Code should loosely follow pep8.
We use black
for code
formatting and flake8
for linting its
Python modules.
Documentation is auto generated from docstrings in the code. These docstrings should be written in reStructureText format.
For more information on documentation see the doc/README.md
black
is an opinionated Python code
formatter, optimised to produce readable code and small diffs. You can run
black
from the command-line, or via your code editor. For example, if you're
using Visual Studio Code, you can add the
following to your settings.json
to use black
for formatting and auto-format
your files on save:
{
"python.formatting.provider": "black",
"[python]": {
"editor.formatOnSave": true
}
}
See here for the full list of available editor integrations.
flake8
is a tool for enforcing code
style. It scans one or more files and outputs errors and warnings. This feedback
can help you stick to general standards and conventions, and can be very useful
for spotting potential mistakes and inconsistencies in your code. The most
important things to watch out for are syntax errors and undefined names, but you
also want to keep an eye on unused declared variables or repeated
(i.e. overwritten) dictionary keys. If your code was formatted with black
(see above), you shouldn't see any formatting-related warnings.
Sometimes, you explicitly want to write code that's not compatible with our
rules. For example, a module's __init__.py
might import a function so other
modules can import it from there, but flake8
will complain about an unused
import. And although it's generally discouraged, there might be cases where it
makes sense to use a bare except
.
To ignore a given line, you can add a comment like # noqa: F401
, specifying
the code of the error or warning we want to ignore. It's also possible to
ignore several comma-separated codes at once, e.g. # noqa: E731,E123
. Here
are some examples:
# The imported class isn't used in this file, but imported here, so it can be
# imported *from* here by another module.

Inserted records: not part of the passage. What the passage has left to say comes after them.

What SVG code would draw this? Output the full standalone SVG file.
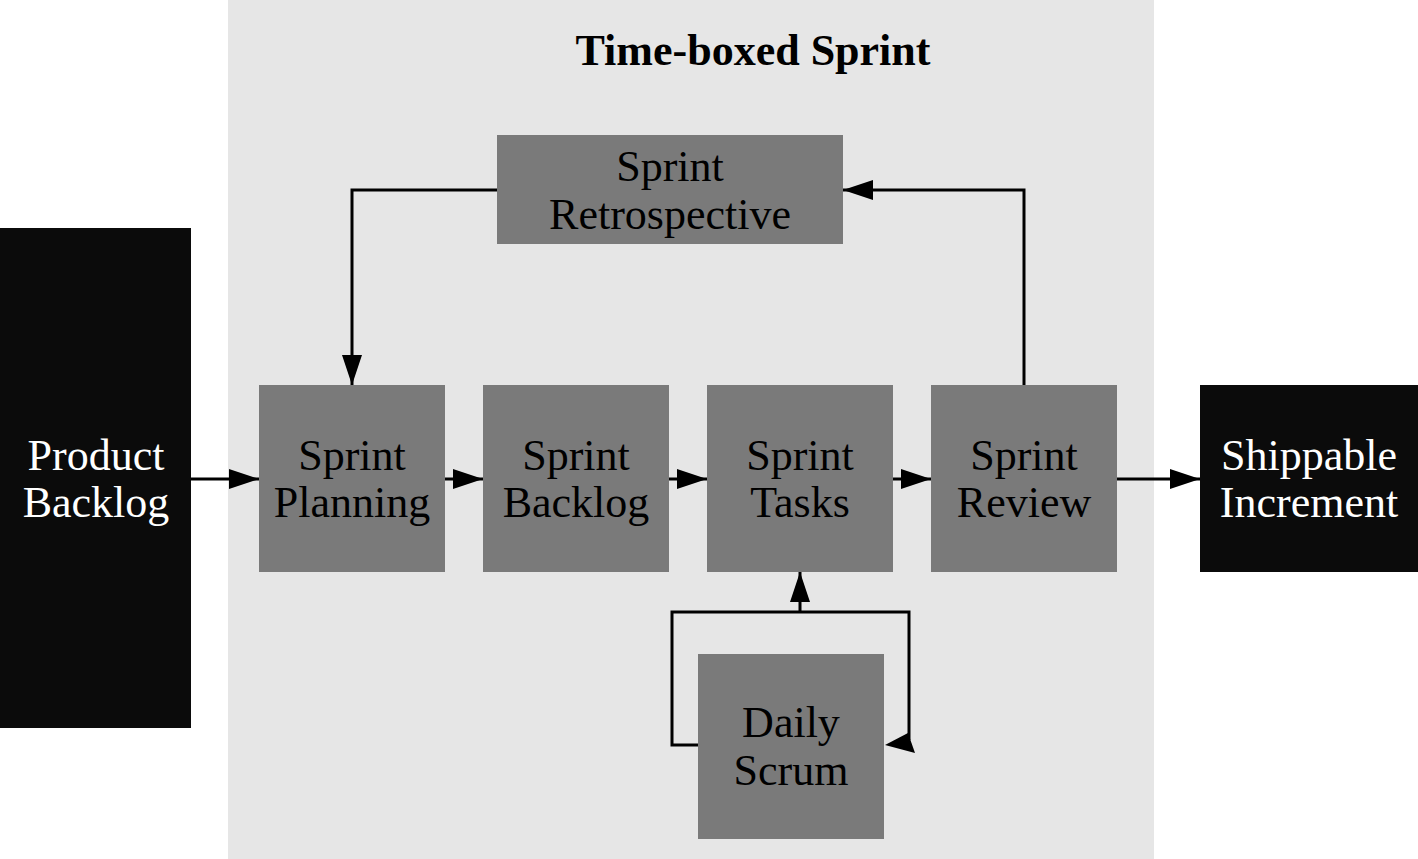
<svg xmlns="http://www.w3.org/2000/svg" width="1418" height="859" viewBox="0 0 1418 859">
<defs>
<style>
.box{fill:#7a7a7a}
.dark{fill:#0b0b0b}
.t{font-family:"Liberation Serif","Times New Roman",serif;font-size:44px;fill:#000;text-anchor:middle}
.w{fill:#fff}
.ln{fill:none;stroke:#000;stroke-width:3}
.ah{fill:#000}
</style>
<marker id="arr" viewBox="0 0 30 20" refX="30" refY="10" markerWidth="30" markerHeight="20" markerUnits="userSpaceOnUse" orient="auto">
<path d="M0,0 L30,10 L0,20 Z" fill="#000"/>
</marker>
</defs>
<rect width="1418" height="859" fill="#fff"/>
<rect id="sprint-panel" x="228" y="0" width="926" height="859" fill="#e6e6e6"/>
<text x="753" y="65" class="t" style="font-weight:bold">Time-boxed Sprint</text>

<g id="connectors">
<path class="ln" d="M191,479 H259" marker-end="url(#arr)"/>
<path class="ln" d="M445,479 H483" marker-end="url(#arr)"/>
<path class="ln" d="M669,479 H707" marker-end="url(#arr)"/>
<path class="ln" d="M893,479 H931" marker-end="url(#arr)"/>
<path class="ln" d="M1117,479 H1200" marker-end="url(#arr)"/>
<path class="ln" d="M1024,385 V190 H843" marker-end="url(#arr)"/>
<path class="ln" d="M497,190 H352 V385" marker-end="url(#arr)"/>
<path class="ln" d="M800,612 V572" marker-end="url(#arr)"/>
<path class="ln" d="M698,745 H672 V612 H909 V740"/>
<polygon class="ah" points="885,745 908,733 915,753"/>
</g>

<g id="product-backlog">
<rect class="dark" x="0" y="228" width="191" height="500"/>
<text class="t w" x="96" y="470">Product</text>
<text class="t w" x="96" y="517">Backlog</text>
</g>
<g id="sprint-retrospective">
<rect class="box" x="497" y="135" width="346" height="109"/>
<text class="t" x="670" y="181">Sprint</text>
<text class="t" x="670" y="229">Retrospective</text>
</g>
<g id="sprint-planning">
<rect class="box" x="259" y="385" width="186" height="187"/>
<text class="t" x="352" y="470">Sprint</text>
<text class="t" x="352" y="517">Planning</text>
</g>
<g id="sprint-backlog">
<rect class="box" x="483" y="385" width="186" height="187"/>
<text class="t" x="576" y="470">Sprint</text>
<text class="t" x="576" y="517">Backlog</text>
</g>
<g id="sprint-tasks">
<rect class="box" x="707" y="385" width="186" height="187"/>
<text class="t" x="800" y="470">Sprint</text>
<text class="t" x="800" y="517">Tasks</text>
</g>
<g id="sprint-review">
<rect class="box" x="931" y="385" width="186" height="187"/>
<text class="t" x="1024" y="470">Sprint</text>
<text class="t" x="1024" y="517">Review</text>
</g>
<g id="shippable-increment">
<rect class="dark" x="1200" y="385" width="218" height="187"/>
<text class="t w" x="1309" y="470">Shippable</text>
<text class="t w" x="1309" y="517">Increment</text>
</g>
<g id="daily-scrum">
<rect class="box" x="698" y="654" width="186" height="185"/>
<text class="t" x="791" y="737">Daily</text>
<text class="t" x="791" y="785">Scrum</text>
</g>
</svg>
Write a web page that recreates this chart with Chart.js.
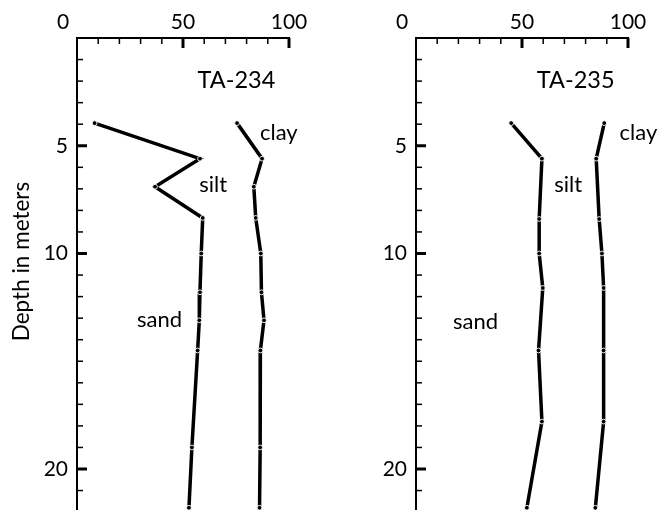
<!DOCTYPE html>
<html><head><meta charset="utf-8">
<script src="https://cdn.jsdelivr.net/npm/chart.js@4.4.1/dist/chart.umd.min.js"></script>
<style>
html,body{margin:0;padding:0;background:#fff;width:659px;height:510px;overflow:hidden;position:relative;}
.panel{position:absolute;top:0;height:517px;}
#p1{left:0;width:330px;}
#p2{left:330px;width:329px;}
</style></head><body>
<div class="panel" id="p1"><canvas id="c1"></canvas></div>
<div class="panel" id="p2"><canvas id="c2"></canvas></div>
<script>
const FONT = 'Lato, "Open Sans", sans-serif';
const xTickLabels = [0, 50, 100];
const yTickLabels = [5, 10, 20];
const axisTitle = 'Depth in meters';

const ta234Depth = [3.95, 5.6, 6.9, 8.35, 10.0, 11.8, 13.1, 14.5, 19.0, 21.8];
const ta234Sand  = [8.3, 58.0, 36.8, 59.3, 58.6, 58.0, 57.7, 56.9, 54.2, 52.8];
const ta234Clay  = [75.5, 87.3, 83.4, 84.3, 86.7, 87.0, 88.2, 86.5, 86.4, 86.1];

const ta235Depth = [3.95, 5.6, 8.4, 10.0, 11.6, 14.5, 17.8, 21.8];
const ta235Sand  = [44.9, 59.4, 58.1, 58.1, 59.8, 57.8, 59.4, 52.3];
const ta235Clay  = [88.8, 85.0, 86.4, 87.7, 88.5, 88.5, 88.5, 84.6];

const X_PAD = 3;

const decor = {
  id: 'decor',
  afterDraw(chart, args, opts) {
    const {ctx, chartArea: a, scales: {x, y}} = chart;
    ctx.save();
    ctx.strokeStyle = '#000';
    ctx.fillStyle = '#000';
    for (let v = 10; v <= 100; v += 10) {
      const px = x.getPixelForValue(v);
      const major = xTickLabels.includes(v);
      ctx.lineWidth = major ? 3 : 1.5;
      ctx.beginPath();
      ctx.moveTo(px, a.top);
      ctx.lineTo(px, a.top + (major ? 10 : 6));
      ctx.stroke();
    }
    for (let v = 1; v <= 22; v++) {
      const py = y.getPixelForValue(v);
      const major = yTickLabels.includes(v);
      ctx.lineWidth = major ? 3 : 1.5;
      ctx.beginPath();
      ctx.moveTo(a.left, py);
      ctx.lineTo(a.left + (major ? 10 : 6), py);
      ctx.stroke();
    }
    ctx.font = '21px ' + FONT;
    ctx.textAlign = 'center';
    ctx.textBaseline = 'middle';
    ctx.fillText(String(xTickLabels[0]), x.getPixelForValue(0) - 14, x.bottom - X_PAD - 21 * 1.2 / 2);
    opts.notes.forEach(n => {
      ctx.font = (n.size || 22) + 'px ' + FONT;
      ctx.fillText(n.text, x.getPixelForValue(n.x), y.getPixelForValue(n.y));
    });
    if (opts.title) {
      ctx.save();
      ctx.font = '22.5px ' + FONT;
      ctx.translate(22, 261.5);
      ctx.rotate(-Math.PI / 2);
      ctx.fillText(axisTitle, 0, 0);
      ctx.restore();
    }
    ctx.restore();
  }
};

function series(xs, ds) { return ds.map((d, i) => ({x: xs[i], y: d})); }

function makePanel(id, sand, clay, depth, yWidth, padRight, notes, title) {
  const lineStyle = {
    showLine: true, borderColor: '#000', borderWidth: 3.5,
    pointRadius: 2.4, pointBackgroundColor: '#000', pointBorderColor: '#fff', pointBorderWidth: 0.9,
    tension: 0
  };
  new Chart(document.getElementById(id), {
    type: 'scatter',
    data: {
      datasets: [
        Object.assign({label: 'sand/silt', data: series(sand, depth)}, lineStyle),
        Object.assign({label: 'silt/clay', data: series(clay, depth)}, lineStyle)
      ]
    },
    options: {
      responsive: true, maintainAspectRatio: false, animation: false,
      layout: {padding: {left: 0, right: padRight, top: 0, bottom: 0}},
      plugins: {legend: {display: false}, tooltip: {enabled: false}, decor: {notes, title}},
      scales: {
        x: {
          type: 'linear', position: 'top', min: 0, max: 100,
          afterFit: s => { s.height = 38; s.paddingLeft = 0; s.paddingRight = 0; },
          ticks: {stepSize: 10, autoSkip: false, maxRotation: 0, padding: X_PAD, color: '#000',
                  font: {family: FONT, size: 21},
                  callback: v => (v !== 0 && xTickLabels.includes(v)) ? String(v) : ''},
          grid: {drawOnChartArea: false, drawTicks: false, tickLength: 0},
          border: {display: true, color: '#000', width: 2}
        },
        y: {
          type: 'linear', reverse: true, min: 0, max: 22,
          afterFit: s => { s.width = yWidth; s.paddingTop = 0; s.paddingBottom = 0; },
          ticks: {stepSize: 1, autoSkip: false, padding: 9, color: '#000',
                  font: {family: FONT, size: 21},
                  callback: v => yTickLabels.includes(v) ? String(v) : ''},
          grid: {drawOnChartArea: false, drawTicks: false, tickLength: 0},
          border: {display: true, color: '#000', width: 2}
        }
      }
    },
    plugins: [decor]
  });
}

makePanel('c1', ta234Sand, ta234Clay, ta234Depth, 77, 41, [
  {text: 'TA-234', x: 75.2, y: 1.95, size: 23.5},
  {text: 'clay', x: 95.2, y: 4.42},
  {text: 'silt', x: 64.2, y: 6.8},
  {text: 'sand', x: 38.9, y: 13.1}
], true);

makePanel('c2', ta235Sand, ta235Clay, ta235Depth, 86, 31, [
  {text: 'TA-235', x: 75.3, y: 1.95, size: 23.5},
  {text: 'clay', x: 104.9, y: 4.42},
  {text: 'silt', x: 71.8, y: 6.8},
  {text: 'sand', x: 28.1, y: 13.16}
], false);
</script>
</body></html>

from .submodule import SomeClass # noqa: F401
try:
do_something()
except: # noqa: E722
# This bare except is justified, for some specific reason
do_something_else()
Recpack abides by the Zen of Python (PEP 20 -- The Zen of Python | Python.org).
Beautiful is better than ugly.
Explicit is better than implicit.
Simple is better than complex.
Complex is better than complicated.
Flat is better than nested.
Sparse is better than dense.
Readability counts.
Special cases aren't special enough to break the rules.
Although practicality beats purity.
Errors should never pass silently.
Unless explicitly silenced.
In the face of ambiguity, refuse the temptation to guess.
There should be one-- and preferably only one --obvious way to do it.
Although that way may not be obvious at first unless you're Dutch.
Now is better than never.
Although never is often better than *right* now.
If the implementation is hard to explain, it's a bad idea.
If the implementation is easy to explain, it may be a good idea.
Namespaces are one honking great idea -- let's do more of those!
Beautiful to us means:
- Clearly defined, well-documented interfaces
- Clear and concise class and method naming. Clean package structure, hierarchy only when needed.
- Code reuse is important, f.e. make util modules or define a method at the highest level in the class hierarchy.
- Code locality is too, i.e. keep code together that belongs together.
A few rules in the Zen of Python we wish to highlight: Sparse is better than dense.
Sparsity is inherent to the type of data we're dealing with. We prefer using a single-threaded sparse implementation over a parallellized dense implementation that has to deal with a lot of zero rows.
Readability counts.
Code is for humans first, then computers. If you need to use advanced Python principes for performance reasons, you should clearly document what is going on, so that others after you will be able to understand. Usually, simple code does the trick just fine though.
Errors should never pass silently.
It's better to cry wolf when there is none, than to let the wolves feast. Same goes for errors. Errors should be thrown as soon as possible, preferably before the most intensive computations are done.
Additionally, we strongly prefer simple inheritance, and will only result to multiple inheritance when we really need to.
Interfaces, interfaces, interfaces! Most users are not interested in your code, but in your interfaces. Your interfaces are therefore the most important part of your code. Define them with care, and document them excessively. New interfaces can be defined freely, but when you're re-implementing functionality that is already present in a popular library (numpy, scipy, pandas, scikit-learn), try to maintain consistency. This can mean maintaining the same order of method arguments, the same names for kwargs, the same names for methods that do the same things, etc.
We shan't add dependencies if we don't absolutely need them. Extra dependencies are extra opportunities to break stuff.